I don't know at explaining the psychological background of the two types of risk though. Percieved reward and experience have to do with it, and the poor ability of our brain to deal with statistics. Why do we participate in lotteries? Big possible award, voluntary, and nowadays the lotteries make sure we see the winners on televison to help us get the experience of winning without winning. Terrorism means big negative award, involuntary, and also loads of television. Same thing isn't it?

Posted by: derob at March 16, 2007 8:53 AM


I think a big part of the psychology equation that is missing is the marketing effect. We are constantly being bombarded with the marketing efforts of governments, media outlets (newspapers, network news, talk radio), lobby groups, used car salesmen...

We are a very gullible lot and tend to believe what we are told, especially when we see and hear the same message over and over again, regardless of what the truth, facts, or statistics (for what statistics are worth - but that's another story) are.

Posted by: pantaloons at March 16, 2007 9:28 AM


Read "A Very Good Year" by Haldeman (it was in Analog in Nov 1984).

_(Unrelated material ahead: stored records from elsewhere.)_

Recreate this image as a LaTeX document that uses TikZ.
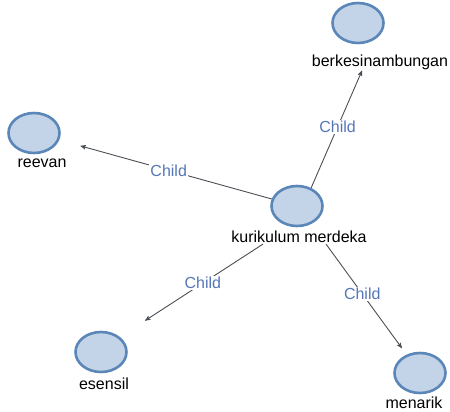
\documentclass[tikz,border=0pt]{standalone}
\usepackage{fontspec}
\setmainfont{Liberation Sans}
\usetikzlibrary{arrows,shapes,positioning,calc}

\definecolor{conceptfill}{HTML}{C4D4E8}
\definecolor{conceptline}{HTML}{5A86B8}
\definecolor{childblue}{HTML}{5577B8}
\definecolor{edgegray}{HTML}{4A4F55}

\tikzset{
  concept/.style={ellipse,draw=conceptline,fill=conceptfill,line width=2.6pt,
    minimum width=51pt,minimum height=40pt,inner sep=0pt},
  conceptname/.style={font=\fontsize{16}{16}\selectfont,inner sep=1pt},
  childedge/.style={->,draw=edgegray,line width=0.9pt},
  childtag/.style={font=\fontsize{16}{16}\selectfont,text=childblue,fill=white,inner sep=1pt}
}

\begin{document}
\begin{tikzpicture}[x=1pt,y=-1pt,>=stealth']
\useasboundingbox (0,0) rectangle (450,412);
\node[concept] (km) at (297,206) {};
\node[conceptname] (km-t) at (299,237) {kurikulum merdeka};
\node[concept] (berk) at (358,23) {};
\node[conceptname] (berk-t) at (380,62) {berkesinambungan};
\node[concept] (reevan) at (34,133) {};
\node[conceptname] (reevan-t) at (42,163) {reevan};
\node[concept] (esensil) at (101,352) {};
\node[conceptname] (esensil-t) at (104,384) {esensil};
\node[concept] (menarik) at (420,373) {};
\node[conceptname] (menarik-t) at (414,403) {menarik};

\draw[childedge] (km.52) -- node[childtag,pos=0.52] {Child} ([xshift=-18pt]berk-t.south);
\draw[childedge,shorten >=22pt] (km) -- node[childtag,pos=0.485] {Child} (reevan);
\draw[childedge,shorten >=30pt] ([xshift=-36pt]km-t.south) -- node[childtag,pos=0.42] {Child} (esensil.north east);
\draw[childedge,shorten >=8pt] ([xshift=27pt]km-t.south) -- node[childtag,pos=0.45] {Child} (menarik);
\end{tikzpicture}
\end{document}
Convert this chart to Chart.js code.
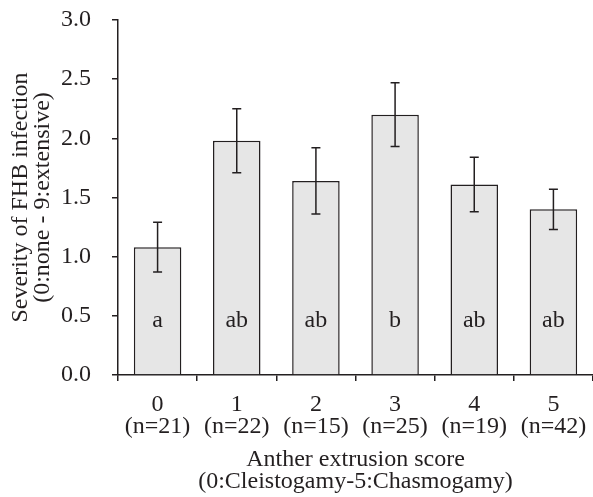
<!DOCTYPE html>
<html>
<head>
<meta charset="utf-8">
<script src="https://cdn.jsdelivr.net/npm/chart.js@4/dist/chart.umd.min.js"></script>
<style>
  body { margin: 0; background: #fff; }
  #wrap { width: 593px; height: 497px; position: relative; }
</style>
</head>
<body>
<div id="wrap"><canvas id="fhbChart"></canvas></div>
<script>
const scores = ['0', '1', '2', '3', '4', '5'];
const sampleSizes = ['(n=21)', '(n=22)', '(n=15)', '(n=25)', '(n=19)', '(n=42)'];
const severity = [1.08, 1.98, 1.64, 2.20, 1.61, 1.40];
const stdErr = [0.21, 0.27, 0.28, 0.27, 0.23, 0.17];
const groupLetters = ['a', 'ab', 'ab', 'b', 'ab', 'ab'];

const ink = '#231f20';
const serif = "'Liberation Serif', 'Times New Roman', serif";

// error bars + significance letters, drawn after the bars
const extrasPlugin = {
    id: 'extras',
    afterDatasetsDraw(chart) {
        const ctx = chart.ctx;
        const y = chart.scales.y;
        const meta = chart.getDatasetMeta(0);
        ctx.save();
        ctx.strokeStyle = ink;
        ctx.lineWidth = 1.5;
        meta.data.forEach((bar, i) => {
            const top = y.getPixelForValue(severity[i] + stdErr[i]);
            const bot = y.getPixelForValue(severity[i] - stdErr[i]);
            const cap = 4.5;
            ctx.beginPath();
            ctx.moveTo(bar.x, top); ctx.lineTo(bar.x, bot);
            ctx.moveTo(bar.x - cap, top); ctx.lineTo(bar.x + cap, top);
            ctx.moveTo(bar.x - cap, bot); ctx.lineTo(bar.x + cap, bot);
            ctx.stroke();
        });
        ctx.fillStyle = ink;
        ctx.font = '24px ' + serif;
        ctx.textAlign = 'center';
        ctx.textBaseline = 'middle';
        meta.data.forEach((bar, i) => {
            ctx.fillText(groupLetters[i], bar.x, y.getPixelForValue(0.46));
        });
        ctx.restore();
    }
};

new Chart(document.getElementById('fhbChart'), {
    type: 'bar',
    data: {
        labels: scores,
        datasets: [{
            data: severity,
            backgroundColor: '#e6e6e6',
            borderColor: ink,
            borderWidth: 1.5,
            barPercentage: 0.6,
            categoryPercentage: 1.0
        }]
    },
    options: {
        responsive: true,
        maintainAspectRatio: false,
        animation: false,
        layout: { padding: { top: 20, left: 0, right: 0, bottom: 0 } },
        plugins: { legend: { display: false }, tooltip: { enabled: false } },
        scales: {
            x: {
                afterFit: (s) => { s.height = 122; s.paddingLeft = 0; s.paddingRight = 0; },
                grid: { offset: true, drawOnChartArea: false, tickLength: 6, color: ink, lineWidth: 1.5 },
                border: { color: ink, width: 1.5 },
                ticks: {
                    color: ink,
                    padding: 13,
                    font: { family: serif, size: 24, lineHeight: '21.5px' },
                    callback: (v, i) => [scores[i], sampleSizes[i]]
                },
                title: {
                    display: true,
                    text: ['Anther extrusion score', '(0:Cleistogamy-5:Chasmogamy)'],
                    color: ink,
                    font: { family: serif, size: 24, lineHeight: '21.5px' },
                    padding: { top: 0, bottom: 5 }
                }
            },
            y: {
                min: 0,
                max: 3,
                // fixed width, and no extra room above the top tick label
                afterFit: (s) => { s.width = 118; s.paddingTop = 0; s.paddingBottom = 0; },
                grid: { drawOnChartArea: false, tickLength: 6, color: ink, lineWidth: 1.5 },
                border: { color: ink, width: 1.5 },
                ticks: {
                    stepSize: 0.5,
                    color: ink,
                    padding: 21,
                    font: { family: serif, size: 24 },
                    callback: (v) => v.toFixed(1)
                },
                title: {
                    display: true,
                    text: ['Severity of FHB infection', '(0:none - 9:extensive)'],
                    color: ink,
                    font: { family: serif, size: 24, lineHeight: '21.5px' },
                    padding: { top: 10, bottom: 0 }
                }
            }
        }
    },
    plugins: [extrasPlugin]
});
</script>
</body>
</html>
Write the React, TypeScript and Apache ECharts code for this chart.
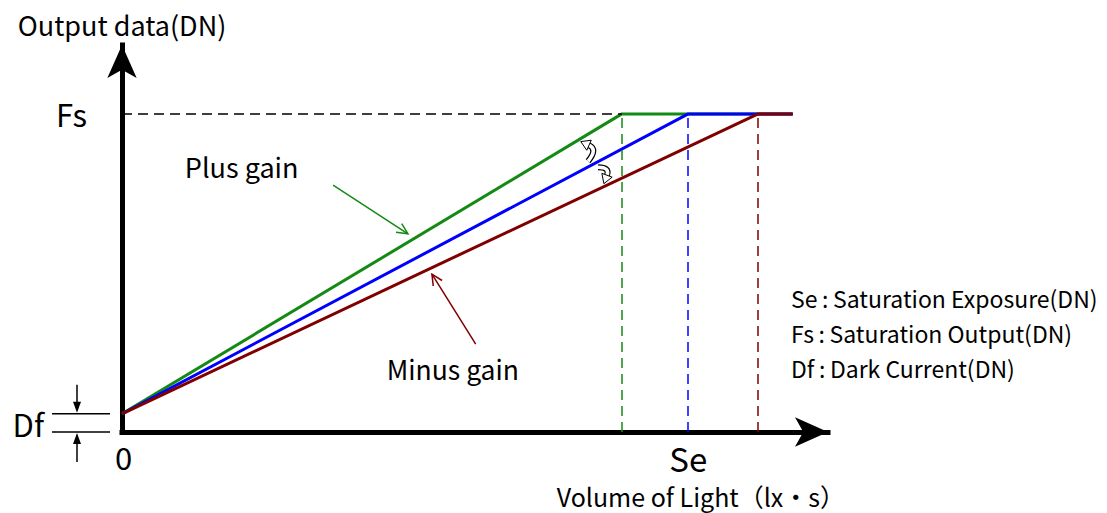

Posted by: Pat Cahalan at March 16, 2007 11:45 AM


If you think you are good at distinguishing the difference between real an perceived risk, try your hand at the stock market...it will tell you how good you are.

Posted by: Paul at March 16, 2007 11:59 AM


According to the on-line Merriam Webster dictionary site, "bollix" is not described as slang, informal, or scatological. It is not (at least here) an alternate spelling for "bollocks", though that is the etymological source. It is simply a transitive verb (usually used with "up" meaning "throw into disorder" or "bungle". For Time Magazine style, perfectly normal.

Posted by: j at March 16, 2007 1:05 PM


Fear is a critical technique that takes advantage of our psychology. It's used to bash gays, recreational drugs, other races, other religions, other governments -- in general, others...

Posted by: Monger at March 18, 2007 12:06 PM


Even if "bollix" was technically scatological, it might still be acceptable. "Screwed Up" is commonly accepted as a benign way of saying "F*cked Up", even though - on reflection - it is obvious that they are really the same statement. The degree of remoteness from the currently-disdained wording, as well as the likelihood that the general public assigns an idiomatic interpretation to a phrase, rather than a more-literal one, is probably a critical editorial decision, here.